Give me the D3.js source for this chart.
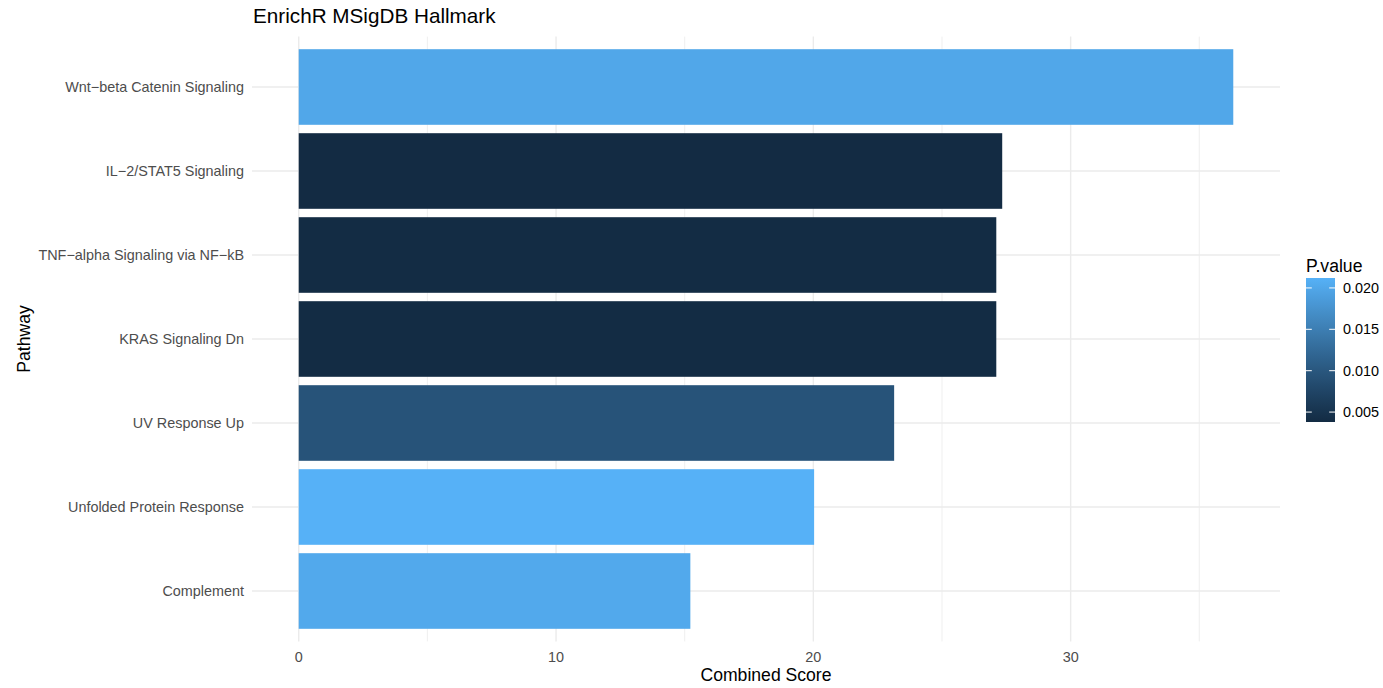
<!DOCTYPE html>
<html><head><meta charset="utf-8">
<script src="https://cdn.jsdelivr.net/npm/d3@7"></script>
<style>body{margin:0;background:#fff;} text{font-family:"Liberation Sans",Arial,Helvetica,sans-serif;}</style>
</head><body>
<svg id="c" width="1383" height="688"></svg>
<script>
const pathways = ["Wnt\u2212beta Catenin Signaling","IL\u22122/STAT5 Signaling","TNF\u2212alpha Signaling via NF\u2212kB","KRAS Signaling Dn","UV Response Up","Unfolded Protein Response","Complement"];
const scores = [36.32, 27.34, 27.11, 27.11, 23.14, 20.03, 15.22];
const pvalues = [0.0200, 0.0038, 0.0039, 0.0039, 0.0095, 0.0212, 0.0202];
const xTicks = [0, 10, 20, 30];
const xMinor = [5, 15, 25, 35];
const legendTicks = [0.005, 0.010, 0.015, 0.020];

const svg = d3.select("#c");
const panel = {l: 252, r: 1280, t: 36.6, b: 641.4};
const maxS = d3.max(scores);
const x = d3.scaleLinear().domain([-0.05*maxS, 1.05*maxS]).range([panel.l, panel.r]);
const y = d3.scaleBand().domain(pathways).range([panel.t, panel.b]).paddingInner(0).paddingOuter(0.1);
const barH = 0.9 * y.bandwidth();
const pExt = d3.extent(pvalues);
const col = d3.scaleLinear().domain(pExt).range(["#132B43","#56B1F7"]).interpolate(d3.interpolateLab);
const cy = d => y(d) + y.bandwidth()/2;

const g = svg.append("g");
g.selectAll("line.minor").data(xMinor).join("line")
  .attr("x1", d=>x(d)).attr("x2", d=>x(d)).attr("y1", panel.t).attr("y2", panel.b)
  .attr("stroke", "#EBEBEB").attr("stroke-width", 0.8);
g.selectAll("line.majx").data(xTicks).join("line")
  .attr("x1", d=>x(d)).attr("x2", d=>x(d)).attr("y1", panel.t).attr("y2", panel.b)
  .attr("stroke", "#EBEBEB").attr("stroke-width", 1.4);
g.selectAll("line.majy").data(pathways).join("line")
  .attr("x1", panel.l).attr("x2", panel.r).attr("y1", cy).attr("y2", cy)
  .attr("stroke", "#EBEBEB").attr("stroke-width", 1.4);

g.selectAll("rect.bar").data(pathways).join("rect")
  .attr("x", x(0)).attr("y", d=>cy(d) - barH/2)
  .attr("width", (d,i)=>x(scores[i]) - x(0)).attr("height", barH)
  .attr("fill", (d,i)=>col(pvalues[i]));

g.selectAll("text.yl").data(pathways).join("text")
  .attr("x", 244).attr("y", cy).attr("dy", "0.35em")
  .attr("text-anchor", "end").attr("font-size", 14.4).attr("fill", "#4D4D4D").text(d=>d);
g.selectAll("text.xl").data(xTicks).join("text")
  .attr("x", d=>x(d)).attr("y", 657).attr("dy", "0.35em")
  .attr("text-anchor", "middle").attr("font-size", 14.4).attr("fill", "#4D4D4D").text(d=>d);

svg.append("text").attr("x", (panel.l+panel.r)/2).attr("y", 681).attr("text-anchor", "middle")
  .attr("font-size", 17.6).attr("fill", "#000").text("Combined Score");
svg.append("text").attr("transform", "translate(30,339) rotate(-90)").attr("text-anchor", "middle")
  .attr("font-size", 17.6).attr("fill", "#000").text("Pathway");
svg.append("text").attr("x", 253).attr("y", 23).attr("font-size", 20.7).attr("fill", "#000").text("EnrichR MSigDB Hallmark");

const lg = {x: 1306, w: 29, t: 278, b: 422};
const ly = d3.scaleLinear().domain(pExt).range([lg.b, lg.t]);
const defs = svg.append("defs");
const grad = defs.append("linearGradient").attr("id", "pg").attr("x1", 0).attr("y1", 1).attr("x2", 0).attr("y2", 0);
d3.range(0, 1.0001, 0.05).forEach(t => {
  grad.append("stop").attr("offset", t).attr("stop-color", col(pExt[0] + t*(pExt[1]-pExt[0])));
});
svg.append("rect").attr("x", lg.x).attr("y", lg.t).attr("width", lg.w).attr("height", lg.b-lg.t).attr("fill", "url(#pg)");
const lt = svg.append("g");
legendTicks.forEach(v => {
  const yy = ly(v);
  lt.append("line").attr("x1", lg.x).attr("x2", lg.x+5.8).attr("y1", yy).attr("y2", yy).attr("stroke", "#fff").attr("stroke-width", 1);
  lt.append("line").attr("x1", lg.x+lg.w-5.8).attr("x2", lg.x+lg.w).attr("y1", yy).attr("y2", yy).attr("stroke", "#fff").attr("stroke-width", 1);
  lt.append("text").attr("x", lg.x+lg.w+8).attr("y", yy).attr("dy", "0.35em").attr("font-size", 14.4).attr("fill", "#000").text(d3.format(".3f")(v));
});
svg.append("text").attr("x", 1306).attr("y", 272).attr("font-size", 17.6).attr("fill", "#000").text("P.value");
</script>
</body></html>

▸ **SHORT PROBLEM**
Copy nothing but the lines from the top of the data down to the line containing "const legendTicks = [0.005, 0.010, 0.015, 0.020];", and leave the pictures out.

▸ **FULL OUTPUT**
Give me the D3.js source for this chart.
<!DOCTYPE html>
<html><head><meta charset="utf-8">
<script src="https://cdn.jsdelivr.net/npm/d3@7"></script>
<style>body{margin:0;background:#fff;} text{font-family:"Liberation Sans",Arial,Helvetica,sans-serif;}</style>
</head><body>
<svg id="c" width="1383" height="688"></svg>
<script>
const pathways = ["Wnt\u2212beta Catenin Signaling","IL\u22122/STAT5 Signaling","TNF\u2212alpha Signaling via NF\u2212kB","KRAS Signaling Dn","UV Response Up","Unfolded Protein Response","Complement"];
const scores = [36.32, 27.34, 27.11, 27.11, 23.14, 20.03, 15.22];
const pvalues = [0.0200, 0.0038, 0.0039, 0.0039, 0.0095, 0.0212, 0.0202];
const xTicks = [0, 10, 20, 30];
const xMinor = [5, 15, 25, 35];
const legendTicks = [0.005, 0.010, 0.015, 0.020];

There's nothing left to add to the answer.